DIRECTION
Reproduce the listing below exactly, beginning with its first line and ending with the line that holds "annotation_cols = [1.2, 24]"; pictures are not part of the copy.
* Start PROVIDED MATERIAL *
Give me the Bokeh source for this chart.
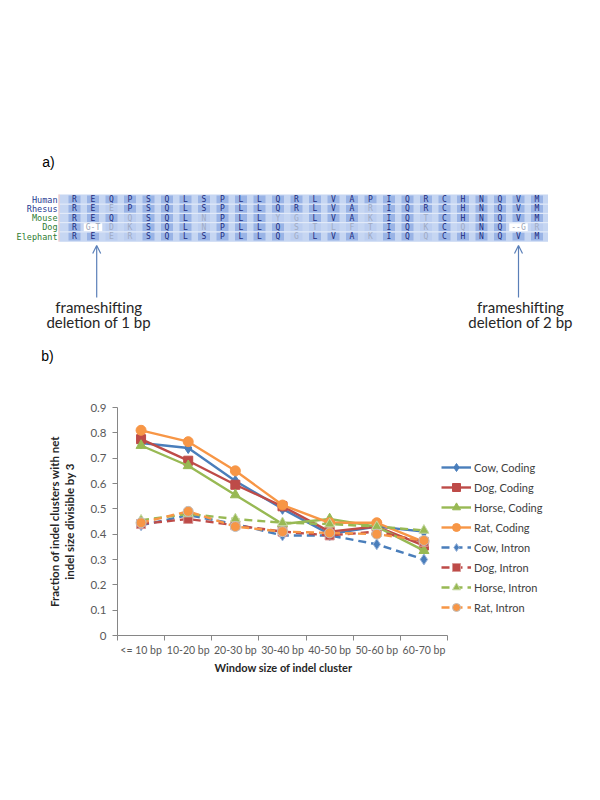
from bokeh.plotting import figure
from bokeh.layouts import column
from bokeh.models import (Range1d, FixedTicker, NumeralTickFormatter, Legend,
                          LegendItem, Arrow, OpenHead, ColumnDataSource, Title)
from bokeh.core.properties import value
from bokeh.embed import file_html
from bokeh.resources import INLINE

# ---------------- data: panel a) alignment ----------------
species = ["Human", "Rhesus", "Mouse", "Dog", "Elephant"]
species_colors = ["#1f3a93", "#1f3a93", "#2e7d32", "#2e7d32", "#2e7d32"]
human = ["R", "E", "Q", "P", "S", "Q", "L", "S", "P", "L", "L", "Q", "R", "L", "V", "A", "P", "I", "Q", "R", "C", "H", "N", "Q", "V", "M"]
rhesus = ["R", "E", "E", "P", "S", "Q", "L", "S", "P", "L", "L", "Q", "R", "L", "V", "A", "R", "I", "Q", "R", "C", "H", "N", "Q", "V", "M"]
mouse = ["R", "E", "Q", "Q", "S", "Q", "L", "N", "P", "L", "L", "Y", "G", "L", "V", "A", "K", "I", "Q", "T", "C", "H", "N", "Q", "V", "M"]
dog = ["R", "G-T", "D", "K", "S", "Q", "L", "N", "P", "L", "L", "Q", "S", "T", "L", "F", "T", "I", "Q", "K", "C", "Q", "N", "Q", "--G", "R"]
elephant = ["R", "E", "E", "R", "S", "Q", "L", "S", "P", "L", "L", "Q", "G", "L", "V", "A", "K", "I", "Q", "Q", "C", "H", "N", "Q", "V", "M"]
rows = [human, rhesus, mouse, dog, elephant]
annotations = [["frameshifting", "deletion of 1 bp"], ["frameshifting", "deletion of 2 bp"]]
annotation_cols = [1.2, 24]

# ---------------- data: panel b) chart ----------------
categories = ["<= 10 bp", "10-20 bp", "20-30 bp", "30-40 bp", "40-50 bp", "50-60 bp", "60-70 bp"]
cow_coding = [0.76, 0.74, 0.61, 0.50, 0.40, 0.43, 0.41]
dog_coding = [0.775, 0.69, 0.595, 0.51, 0.41, 0.43, 0.355]
horse_coding = [0.75, 0.67, 0.555, 0.44, 0.46, 0.43, 0.335]
rat_coding = [0.81, 0.765, 0.65, 0.515, 0.445, 0.445, 0.37]
cow_intron = [0.435, 0.475, 0.44, 0.395, 0.395, 0.36, 0.30]
dog_intron = [0.44, 0.46, 0.435, 0.41, 0.395, 0.41, 0.37]
horse_intron = [0.455, 0.48, 0.46, 0.445, 0.44, 0.43, 0.415]
rat_intron = [0.445, 0.49, 0.43, 0.41, 0.405, 0.40, 0.375]
y_ticks = [0.0, 0.1, 0.2, 0.3, 0.4, 0.5, 0.6, 0.7, 0.8, 0.9]
x_title = "Window size of indel cluster"
y_title = "Fraction of indel clusters with net\nindel size divisible by 3"

FONT = "Lato"
W = 590

# ================= panel a =================
pa = figure(width=W, height=370, x_range=Range1d(0, W), y_range=Range1d(370, 0),
            output_backend="svg", toolbar_location=None, min_border=0)
pa.frame_align = False
pa.axis.visible = False
pa.grid.visible = False
pa.outline_line_color = None

col_x0, col_w = 74.0, 18.5
row_y0, row_h = 199.0, 9.25

n_cols = len(human)
blk_l = col_x0 - 15
blk_r = col_x0 + (n_cols - 1) * col_w + 11
blk_t = row_y0 - row_h / 2 - 0.5
blk_b = row_y0 + (len(rows) - 1) * row_h + row_h / 2 + 0.5
pa.quad(left=[blk_l], right=[blk_r], top=[blk_t], bottom=[blk_b],
        fill_color="#c6d6f2", line_color=None)
pa.segment(x0=[blk_l - 0.5], x1=[blk_l - 0.5], y0=[blk_t], y1=[blk_b],
           line_color="#e8b4b4", line_width=1)

cx, cy, cw, cc, tx, tc = [], [], [], [], [], []
for r, row in enumerate(rows):
    for c, aa in enumerate(row):
        x = col_x0 + c * col_w
        y = row_y0 + r * row_h
        if "-" in aa:
            fill, color, w = "#ffffff", "#9aa3b5", col_w
        elif aa == human[c]:
            fill, color, w = "#9ab4e6", "#1c2c80", 12
        else:
            fill, color, w = "#bccef0", "#a0abc4", 12
        cx.append(x); cy.append(y); cw.append(w); cc.append(fill)
        tx.append(aa); tc.append(color)
pa.rect(x=cx, y=cy, width=cw, height=row_h - 1.2, fill_color=cc, line_color=None)
sep_y = [row_y0 + r * row_h + row_h / 2 for r in range(len(rows) - 1)]
pa.segment(x0=[blk_l] * len(sep_y), x1=[blk_r] * len(sep_y),
           y0=sep_y, y1=sep_y, line_color="#e6edfa", line_width=1)
pa.text(x=cx, y=cy, text=tx, text_color=tc, text_font=value("DejaVu Sans Mono"),
        text_font_size="8px", text_align="center", text_baseline="middle")

pa.text(x=[blk_l - 2] * len(species), y=[row_y0 + r * row_h for r in range(len(species))],
        text=species, text_color=species_colors, text_font=value("DejaVu Sans Mono"),
        text_font_size="8.5px", text_align="right", text_baseline="middle")

for ann, col in zip(annotations, annotation_cols):
    ax = col_x0 + col * col_w
    pa.add_layout(Arrow(end=OpenHead(size=8, line_color="#5a7fb8", line_width=1.2),
                        x_start=ax, y_start=297, x_end=ax, y_end=245,
                        line_color="#5a7fb8", line_width=1.2))
    pa.text(x=[ax + 2, ax + 2], y=[306, 321], text=ann, text_color="#262626",
            text_font=value(FONT), text_font_size="15px", text_align="center",
            text_baseline="middle")

pa.text(x=[48, 47], y=[161, 355], text=["a)", "b)"], text_color="#000000",
        text_font=value("Liberation Sans"), text_font_size="14px",
        text_align="center", text_baseline="middle")

# ================= panel b =================
frame_l, frame_r, cat_r = 117, W - 5, 447   # frame spans to the right so the legend is inside it
x_end = len(categories) * (frame_r - frame_l) / (cat_r - frame_l)
p = figure(width=W, height=425, x_range=Range1d(0, x_end), y_range=Range1d(0, 0.9),
           output_backend="svg", toolbar_location=None,
           min_border_left=frame_l, min_border_right=W - frame_r, min_border_top=37,
           min_border_bottom=160)
p.frame_align = False
p.grid.visible = False
p.outline_line_color = None

xs = [i + 0.5 for i in range(len(categories))]

blue, red, green, orange = "#4a7ebb", "#be4b48", "#98b954", "#f79646"
series = [
    ("Cow, Coding", cow_coding, blue, "diamond", 11, "solid", blue),
    ("Dog, Coding", dog_coding, red, "square", 9, "solid", red),
    ("Horse, Coding", horse_coding, green, "triangle", 10, "solid", green),
    ("Rat, Coding", rat_coding, orange, "circle", 10, "solid", orange),
    ("Cow, Intron", cow_intron, blue, "diamond", 11, "8 5", "#9db6dc"),
    ("Dog, Intron", dog_intron, red, "square", 9, "8 5", "#d99a98"),
    ("Horse, Intron", horse_intron, green, "triangle", 10, "8 5", "#c6d9a4"),
    ("Rat, Intron", rat_intron, orange, "circle", 10, "8 5", "#bfbfbf"),
]
items = []
for name, vals, color, marker, size, dash, outline in series:
    src = ColumnDataSource(dict(x=xs, y=vals))
    lr = p.line("x", "y", source=src, line_color=color, line_width=2.4, line_dash=dash)
    sr = p.scatter("x", "y", source=src, marker=marker, size=size, fill_color=color,
                   line_color=outline, line_width=1)
    items.append(LegendItem(label=name, renderers=[lr, sr]))

legend = Legend(items=items, location=(324, 18), padding=0, margin=0, spacing=0,
                label_height=20, glyph_height=20, glyph_width=30, label_standoff=3,
                label_text_font=FONT, label_text_font_size="11px", label_text_color="#404040",
                background_fill_alpha=0, border_line_color=None)
p.add_layout(legend)

xa = p.xaxis[0]
xa.bounds = (0, len(categories))
xa.ticker = FixedTicker(ticks=xs, minor_ticks=list(range(len(categories) + 1)))
xa.major_label_overrides = {x: c for x, c in zip(xs, categories)}
xa.major_tick_out = 0
xa.major_tick_in = 0
xa.minor_tick_out = 5
xa.minor_tick_in = 0
xa.major_label_standoff = 3

# x-axis title centred under the categories (frame extends further right for the legend)
p.add_layout(Title(text=x_title, align="left", offset=97, standoff=0,
                   text_font=FONT, text_font_size="11px", text_font_style="bold",
                   text_color="#262626"), "below")

ya = p.yaxis[0]
ya.ticker = FixedTicker(ticks=y_ticks, minor_ticks=[])
ya.formatter = NumeralTickFormatter(format="0.[0]")
ya.major_tick_out = 5
ya.major_tick_in = 0
ya.minor_tick_out = 0
ya.minor_tick_in = 0
ya.major_label_standoff = 6
ya.axis_label = y_title
ya.axis_label_standoff = 11

for ax in (xa, ya):
    ax.axis_line_color = "#868686"
    ax.major_tick_line_color = "#868686"
    ax.minor_tick_line_color = "#868686"
    ax.major_label_text_font = FONT
    ax.major_label_text_color = "#595959"
    ax.axis_label_text_font = FONT
    ax.axis_label_text_font_size = "11.5px"
    ax.axis_label_text_font_style = "bold"
    ax.axis_label_text_color = "#262626"
xa.major_label_text_font_size = "10.5px"
ya.major_label_text_font_size = "11.5px"

layout = column(pa, p, spacing=0)
open("out.html", "w").write(file_html(layout, INLINE))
* End PROVIDED MATERIAL *
IN RESPONSE
Give me the Bokeh source for this chart.
from bokeh.plotting import figure
from bokeh.layouts import column
from bokeh.models import (Range1d, FixedTicker, NumeralTickFormatter, Legend,
                          LegendItem, Arrow, OpenHead, ColumnDataSource, Title)
from bokeh.core.properties import value
from bokeh.embed import file_html
from bokeh.resources import INLINE

# ---------------- data: panel a) alignment ----------------
species = ["Human", "Rhesus", "Mouse", "Dog", "Elephant"]
species_colors = ["#1f3a93", "#1f3a93", "#2e7d32", "#2e7d32", "#2e7d32"]
human = ["R", "E", "Q", "P", "S", "Q", "L", "S", "P", "L", "L", "Q", "R", "L", "V", "A", "P", "I", "Q", "R", "C", "H", "N", "Q", "V", "M"]
rhesus = ["R", "E", "E", "P", "S", "Q", "L", "S", "P", "L", "L", "Q", "R", "L", "V", "A", "R", "I", "Q", "R", "C", "H", "N", "Q", "V", "M"]
mouse = ["R", "E", "Q", "Q", "S", "Q", "L", "N", "P", "L", "L", "Y", "G", "L", "V", "A", "K", "I", "Q", "T", "C", "H", "N", "Q", "V", "M"]
dog = ["R", "G-T", "D", "K", "S", "Q", "L", "N", "P", "L", "L", "Q", "S", "T", "L", "F", "T", "I", "Q", "K", "C", "Q", "N", "Q", "--G", "R"]
elephant = ["R", "E", "E", "R", "S", "Q", "L", "S", "P", "L", "L", "Q", "G", "L", "V", "A", "K", "I", "Q", "Q", "C", "H", "N", "Q", "V", "M"]
rows = [human, rhesus, mouse, dog, elephant]
annotations = [["frameshifting", "deletion of 1 bp"], ["frameshifting", "deletion of 2 bp"]]
annotation_cols = [1.2, 24]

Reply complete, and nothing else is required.